* _DIRECTIONS_
Return all the data below as it stands, minus the pictures.

* _RECORDED INFORMATION_
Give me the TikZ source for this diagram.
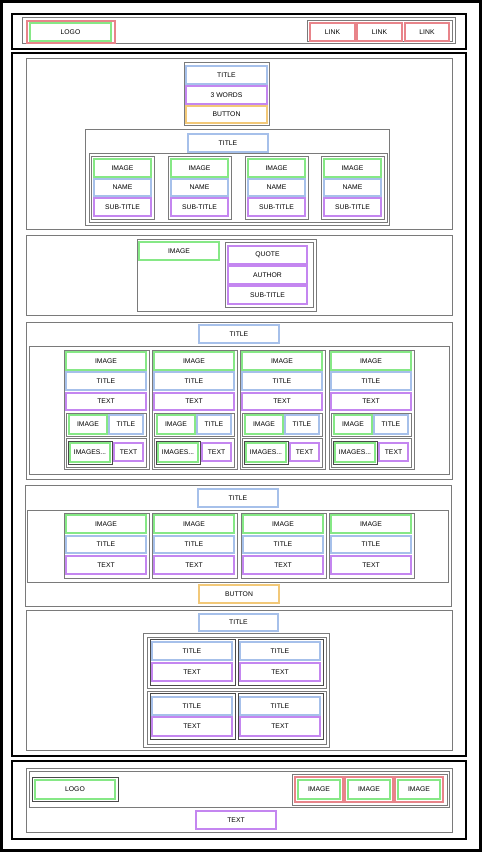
\documentclass[tikz,border=0pt]{standalone}
\usepackage{fontspec}
\newfontfamily\wf{Liberation Sans}
\definecolor{cgray}{HTML}{7A7A7A}
\definecolor{cdark}{HTML}{4A4A4A}
\definecolor{cgreen}{HTML}{86E886}
\definecolor{cblue}{HTML}{A6C0EA}
\definecolor{cpurple}{HTML}{C486F0}
\definecolor{corange}{HTML}{F2C878}
\definecolor{cred}{HTML}{E8848A}
\tikzset{
  wbox/.style={inner sep=0pt, outer sep=0pt, font=\wf\fontsize{6.8}{7}\selectfont, text=black, anchor=center},
  frame/.style={wbox, draw=black, line width=3pt},
  thick box/.style={wbox, draw=black, line width=2.3pt},
  gbox/.style={wbox, draw=cgray, line width=1pt},
  dbox/.style={wbox, draw=cdark, line width=1pt},
  grn/.style={wbox, draw=cgreen, line width=1.1pt},
  blu/.style={wbox, draw=cblue, line width=1.1pt},
  pur/.style={wbox, draw=cpurple, line width=1.1pt},
  org/.style={wbox, draw=corange, line width=1.1pt},
  rd/.style={wbox, draw=cred, line width=1.1pt},
}
\newcommand\bx[7]{\node[#1, minimum width={(#4)-(#2)}, minimum height={(#5)-(#3)}] (#6) at ({((#2)+(#4))/2},{((#3)+(#5))/2}) {#7};}
\begin{document}
\begin{tikzpicture}[x=1pt,y=-1pt]
\useasboundingbox (0,0) rectangle (483,853);
\bx{frame}{1.5}{1.5}{480.5}{850.5}{page}{}
% ---------- header
\bx{thick box}{12}{14}{466}{49}{header}{}
\bx{gbox}{22}{18}{455}{44}{headin}{}
\bx{rd}{27}{21}{115}{43}{logobox}{}
\bx{grn}{30}{23}{111}{41}{logo}{LOGO}
\bx{gbox}{307}{21}{452}{42}{links}{}
\bx{rd}{310}{23}{355}{41}{link1}{LINK}
\bx{rd}{357}{23}{402}{41}{link2}{LINK}
\bx{rd}{405}{23}{449}{41}{link3}{LINK}
% ---------- main
\bx{thick box}{12}{53}{466}{756}{main}{}
% section 1
\bx{gbox}{26}{59}{452}{229}{s1}{}
\bx{gbox}{184}{63}{269}{126}{hero}{}
\bx{blu}{186}{66}{267}{84}{herotitle}{TITLE}
\bx{pur}{186}{86}{267}{104}{herowords}{3 WORDS}
\bx{org}{186}{106}{267}{123}{herobtn}{BUTTON}
\bx{gbox}{85}{130}{389}{225}{team}{}
\bx{blu}{188}{134}{268}{152}{teamtitle}{TITLE}
\bx{gbox}{89}{154}{387}{222}{teamrow}{}
\foreach \x [count=\i] in {91,168,245,321}{
  \bx{gbox}{\x}{157}{\x+63}{219}{tc\i}{}
  \bx{grn}{\x+3}{159}{\x+60}{177}{tci\i}{IMAGE}
  \bx{blu}{\x+3}{179}{\x+60}{196}{tcn\i}{NAME}
  \bx{pur}{\x+3}{198}{\x+60}{216}{tcs\i}{SUB-TITLE}
}
% section 2
\bx{gbox}{26}{235}{452}{315}{s2}{}
\bx{gbox}{137}{239}{316}{311}{testi}{}
\bx{grn}{139}{242}{219}{260}{testimg}{IMAGE}
\bx{gbox}{225}{242}{313}{307}{quotebox}{}
\bx{pur}{228}{246}{307}{264}{quote}{QUOTE}
\bx{pur}{228}{266}{307}{284}{author}{AUTHOR}
\bx{pur}{228}{286}{307}{304}{qsub}{SUB-TITLE}
% section 3
\bx{gbox}{26}{322}{452}{479}{s3}{}
\bx{blu}{199}{325}{279}{343}{s3title}{TITLE}
\bx{gbox}{29}{346}{449}{474}{s3in}{}
\foreach \x [count=\i] in {64,152,240,329}{
  \bx{gbox}{\x}{350}{\x+85}{469}{fc\i}{}
  \bx{grn}{\x+2}{352}{\x+82}{370}{fci\i}{IMAGE}
  \bx{blu}{\x+2}{372}{\x+82}{390}{fct\i}{TITLE}
  \bx{pur}{\x+2}{393}{\x+82}{410}{fcx\i}{TEXT}
  \bx{gbox}{\x+2}{413}{\x+82}{436}{fcr\i}{}
  \bx{grn}{\x+5}{415}{\x+43}{434}{fcri\i}{IMAGE}
  \bx{blu}{\x+45}{415}{\x+79}{434}{fcrt\i}{TITLE}
  \bx{gbox}{\x+2}{438}{\x+82}{467}{fcs\i}{}
  \bx{dbox}{\x+4}{441}{\x+48}{464}{fcsb\i}{}
  \bx{grn}{\x+6}{443}{\x+46}{462}{fcsi\i}{IMAGES...}
  \bx{pur}{\x+50}{443}{\x+79}{461}{fcst\i}{TEXT}
}
% section 4
\bx{gbox}{25}{485}{451}{606}{s4}{}
\bx{blu}{198}{489}{278}{507}{s4title}{TITLE}
\bx{gbox}{27}{510}{448}{582}{s4in}{}
\foreach \x [count=\i] in {64,152,241,329}{
  \bx{gbox}{\x}{513}{\x+85}{578}{gc\i}{}
  \bx{grn}{\x+2}{515}{\x+82}{533}{gci\i}{IMAGE}
  \bx{blu}{\x+2}{536}{\x+82}{553}{gct\i}{TITLE}
  \bx{pur}{\x+2}{556}{\x+82}{574}{gcx\i}{TEXT}
}
\bx{org}{199}{585}{279}{603}{s4btn}{BUTTON}
% section 5
\bx{gbox}{26}{610}{452}{750}{s5}{}
\bx{blu}{199}{614}{278}{631}{s5title}{TITLE}
\bx{gbox}{143}{633}{329}{747}{grid}{}
\bx{gbox}{147}{637}{326}{688}{gridr1}{}
\bx{gbox}{147}{691}{326}{744}{gridr2}{}
\foreach \x [count=\i] in {150,238}{
  \bx{dbox}{\x}{639}{\x+85}{685}{ha\i}{}
  \bx{blu}{\x+2}{642}{\x+82}{660}{hat\i}{TITLE}
  \bx{pur}{\x+2}{663}{\x+82}{681}{hax\i}{TEXT}
  \bx{dbox}{\x}{693}{\x+85}{739}{hb\i}{}
  \bx{blu}{\x+2}{697}{\x+82}{715}{hbt\i}{TITLE}
  \bx{pur}{\x+2}{717}{\x+82}{736}{hbx\i}{TEXT}
}
% ---------- footer
\bx{thick box}{12}{761}{466}{839}{footer}{}
\bx{gbox}{26}{768}{452}{832}{footin}{}
\bx{gbox}{29}{771}{449}{807}{footrow}{}
\bx{dbox}{32}{777}{118}{801}{flogobox}{}
\bx{grn}{35}{780}{115}{799}{flogo}{LOGO}
\bx{gbox}{292}{774}{447}{805}{fimgs}{}
\foreach \x [count=\i] in {295,345,395}{
  \bx{rd}{\x}{777}{\x+48}{802}{fr\i}{}
  \bx{grn}{\x+3}{780}{\x+45}{799}{fi\i}{IMAGE}
}
\bx{pur}{196}{811}{276}{829}{ftext}{TEXT}
\end{tikzpicture}
\end{document}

* _CORRECT RESULT_
Give me the TikZ source for this diagram.
\documentclass[tikz,border=0pt]{standalone}
\usepackage{fontspec}
\newfontfamily\wf{Liberation Sans}
\definecolor{cgray}{HTML}{7A7A7A}
\definecolor{cdark}{HTML}{4A4A4A}
\definecolor{cgreen}{HTML}{86E886}
\definecolor{cblue}{HTML}{A6C0EA}
\definecolor{cpurple}{HTML}{C486F0}
\definecolor{corange}{HTML}{F2C878}
\definecolor{cred}{HTML}{E8848A}
\tikzset{
  wbox/.style={inner sep=0pt, outer sep=0pt, font=\wf\fontsize{6.8}{7}\selectfont, text=black, anchor=center},
  frame/.style={wbox, draw=black, line width=3pt},
  thick box/.style={wbox, draw=black, line width=2.3pt},
  gbox/.style={wbox, draw=cgray, line width=1pt},
  dbox/.style={wbox, draw=cdark, line width=1pt},
  grn/.style={wbox, draw=cgreen, line width=1.1pt},
  blu/.style={wbox, draw=cblue, line width=1.1pt},
  pur/.style={wbox, draw=cpurple, line width=1.1pt},
  org/.style={wbox, draw=corange, line width=1.1pt},
  rd/.style={wbox, draw=cred, line width=1.1pt},
}
\newcommand\bx[7]{\node[#1, minimum width={(#4)-(#2)}, minimum height={(#5)-(#3)}] (#6) at ({((#2)+(#4))/2},{((#3)+(#5))/2}) {#7};}
\begin{document}
\begin{tikzpicture}[x=1pt,y=-1pt]
\useasboundingbox (0,0) rectangle (483,853);
\bx{frame}{1.5}{1.5}{480.5}{850.5}{page}{}
% ---------- header
\bx{thick box}{12}{14}{466}{49}{header}{}
\bx{gbox}{22}{18}{455}{44}{headin}{}
\bx{rd}{27}{21}{115}{43}{logobox}{}
\bx{grn}{30}{23}{111}{41}{logo}{LOGO}
\bx{gbox}{307}{21}{452}{42}{links}{}
\bx{rd}{310}{23}{355}{41}{link1}{LINK}
\bx{rd}{357}{23}{402}{41}{link2}{LINK}
\bx{rd}{405}{23}{449}{41}{link3}{LINK}
% ---------- main
\bx{thick box}{12}{53}{466}{756}{main}{}
% section 1
\bx{gbox}{26}{59}{452}{229}{s1}{}
\bx{gbox}{184}{63}{269}{126}{hero}{}
\bx{blu}{186}{66}{267}{84}{herotitle}{TITLE}
\bx{pur}{186}{86}{267}{104}{herowords}{3 WORDS}
\bx{org}{186}{106}{267}{123}{herobtn}{BUTTON}
\bx{gbox}{85}{130}{389}{225}{team}{}
\bx{blu}{188}{134}{268}{152}{teamtitle}{TITLE}
\bx{gbox}{89}{154}{387}{222}{teamrow}{}
\foreach \x [count=\i] in {91,168,245,321}{
  \bx{gbox}{\x}{157}{\x+63}{219}{tc\i}{}
  \bx{grn}{\x+3}{159}{\x+60}{177}{tci\i}{IMAGE}
  \bx{blu}{\x+3}{179}{\x+60}{196}{tcn\i}{NAME}
  \bx{pur}{\x+3}{198}{\x+60}{216}{tcs\i}{SUB-TITLE}
}
% section 2
\bx{gbox}{26}{235}{452}{315}{s2}{}
\bx{gbox}{137}{239}{316}{311}{testi}{}
\bx{grn}{139}{242}{219}{260}{testimg}{IMAGE}
\bx{gbox}{225}{242}{313}{307}{quotebox}{}
\bx{pur}{228}{246}{307}{264}{quote}{QUOTE}
\bx{pur}{228}{266}{307}{284}{author}{AUTHOR}
\bx{pur}{228}{286}{307}{304}{qsub}{SUB-TITLE}
% section 3
\bx{gbox}{26}{322}{452}{479}{s3}{}
\bx{blu}{199}{325}{279}{343}{s3title}{TITLE}
\bx{gbox}{29}{346}{449}{474}{s3in}{}
\foreach \x [count=\i] in {64,152,240,329}{
  \bx{gbox}{\x}{350}{\x+85}{469}{fc\i}{}
  \bx{grn}{\x+2}{352}{\x+82}{370}{fci\i}{IMAGE}
  \bx{blu}{\x+2}{372}{\x+82}{390}{fct\i}{TITLE}
  \bx{pur}{\x+2}{393}{\x+82}{410}{fcx\i}{TEXT}
  \bx{gbox}{\x+2}{413}{\x+82}{436}{fcr\i}{}
  \bx{grn}{\x+5}{415}{\x+43}{434}{fcri\i}{IMAGE}
  \bx{blu}{\x+45}{415}{\x+79}{434}{fcrt\i}{TITLE}
  \bx{gbox}{\x+2}{438}{\x+82}{467}{fcs\i}{}
  \bx{dbox}{\x+4}{441}{\x+48}{464}{fcsb\i}{}
  \bx{grn}{\x+6}{443}{\x+46}{462}{fcsi\i}{IMAGES...}
  \bx{pur}{\x+50}{443}{\x+79}{461}{fcst\i}{TEXT}
}
% section 4
\bx{gbox}{25}{485}{451}{606}{s4}{}
\bx{blu}{198}{489}{278}{507}{s4title}{TITLE}
\bx{gbox}{27}{510}{448}{582}{s4in}{}
\foreach \x [count=\i] in {64,152,241,329}{
  \bx{gbox}{\x}{513}{\x+85}{578}{gc\i}{}
  \bx{grn}{\x+2}{515}{\x+82}{533}{gci\i}{IMAGE}
  \bx{blu}{\x+2}{536}{\x+82}{553}{gct\i}{TITLE}
  \bx{pur}{\x+2}{556}{\x+82}{574}{gcx\i}{TEXT}
}
\bx{org}{199}{585}{279}{603}{s4btn}{BUTTON}
% section 5
\bx{gbox}{26}{610}{452}{750}{s5}{}
\bx{blu}{199}{614}{278}{631}{s5title}{TITLE}
\bx{gbox}{143}{633}{329}{747}{grid}{}
\bx{gbox}{147}{637}{326}{688}{gridr1}{}
\bx{gbox}{147}{691}{326}{744}{gridr2}{}
\foreach \x [count=\i] in {150,238}{
  \bx{dbox}{\x}{639}{\x+85}{685}{ha\i}{}
  \bx{blu}{\x+2}{642}{\x+82}{660}{hat\i}{TITLE}
  \bx{pur}{\x+2}{663}{\x+82}{681}{hax\i}{TEXT}
  \bx{dbox}{\x}{693}{\x+85}{739}{hb\i}{}
  \bx{blu}{\x+2}{697}{\x+82}{715}{hbt\i}{TITLE}
  \bx{pur}{\x+2}{717}{\x+82}{736}{hbx\i}{TEXT}
}
% ---------- footer
\bx{thick box}{12}{761}{466}{839}{footer}{}
\bx{gbox}{26}{768}{452}{832}{footin}{}
\bx{gbox}{29}{771}{449}{807}{footrow}{}
\bx{dbox}{32}{777}{118}{801}{flogobox}{}
\bx{grn}{35}{780}{115}{799}{flogo}{LOGO}
\bx{gbox}{292}{774}{447}{805}{fimgs}{}
\foreach \x [count=\i] in {295,345,395}{
  \bx{rd}{\x}{777}{\x+48}{802}{fr\i}{}
  \bx{grn}{\x+3}{780}{\x+45}{799}{fi\i}{IMAGE}
}
\bx{pur}{196}{811}{276}{829}{ftext}{TEXT}
\end{tikzpicture}
\end{document}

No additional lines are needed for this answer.